Books we Love: The Book Thief

book-thiefI’ll admit it: I can be a hater. Sometimes when I hear too much hype about a book/film/band I’m less inclined to check it out. Maybe I miss the pre-internet joy of being one of the select few to really love and appreciate something. Whatever the reason, when I heard everyone talking up Markus Zusak’s The Book Thief, I didn’t want to read it. The front cover, after all, claims, “It’s the kind of book that can be life changing.” Seriously? No thanks. For my job, however, it’s best to familiarize myself with books that have worked, so I begrudgingly bought the paperback and shoved it on a shelf.

When I finally got to reading, it didn’t take long for me to concede that the book was special. In the simplest sense, The Book Thief is about a young girl who is taken into foster care in World War II Germany, learns to read and steal books, and who aids in hiding a Jewish man in the basement, although summing up the book like that is like saying Anna Karenina is about a woman and a train. It’s full of tragedy, joy, sorrow, humor, and everything else that makes up a terrific work.

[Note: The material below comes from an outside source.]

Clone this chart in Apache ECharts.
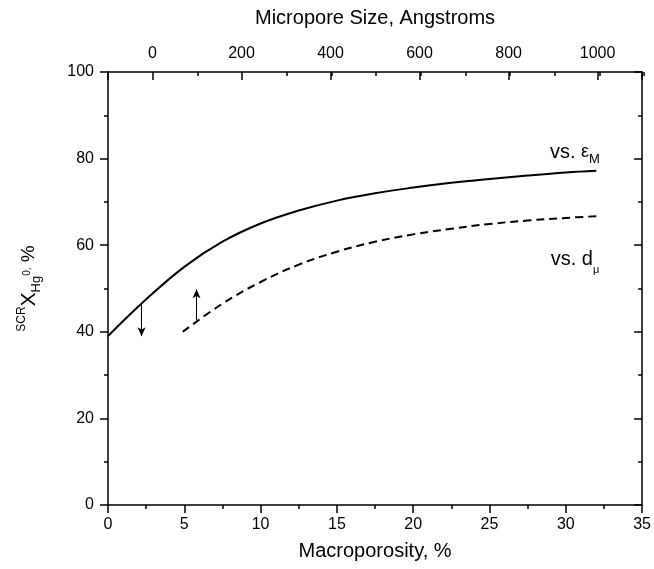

I loved the idea of a story narrated by Death. I loved the staccato breaks within chapters, hitting the page like bursts of gunfire. I loved the multiple characters, and how we could jump from one section to focus on someone other than Liesel, the main protagonist.

After I’d been reading the book for two months, I was still only halfway through, and I was beginning to be heckled at home. “You’re still reading that?” said my detractor. The truth was, I didn’t want the story to end.

You see, while there are many surprises in the book, the one thing the reader knows is the ending. Death spells out what’s to come early on. And it’s almost with a sense of dread that I’d flip each page, knowing I’d be closer to the inevitable conclusion.

Not only that, but I was also reading slowly because the writing was so damned good. Navigating the pages was like searching a field of rocks for pieces of diamonds. Some of Zusak’s descriptions–“Rain like gray pencil shavings,” “The light in the window was gray and orange, the color of summer’s skin,” “My cursed circular heartbeat, revolving like the crime it is in my deathly chest”–made me stop and shake my head over the strength of the language.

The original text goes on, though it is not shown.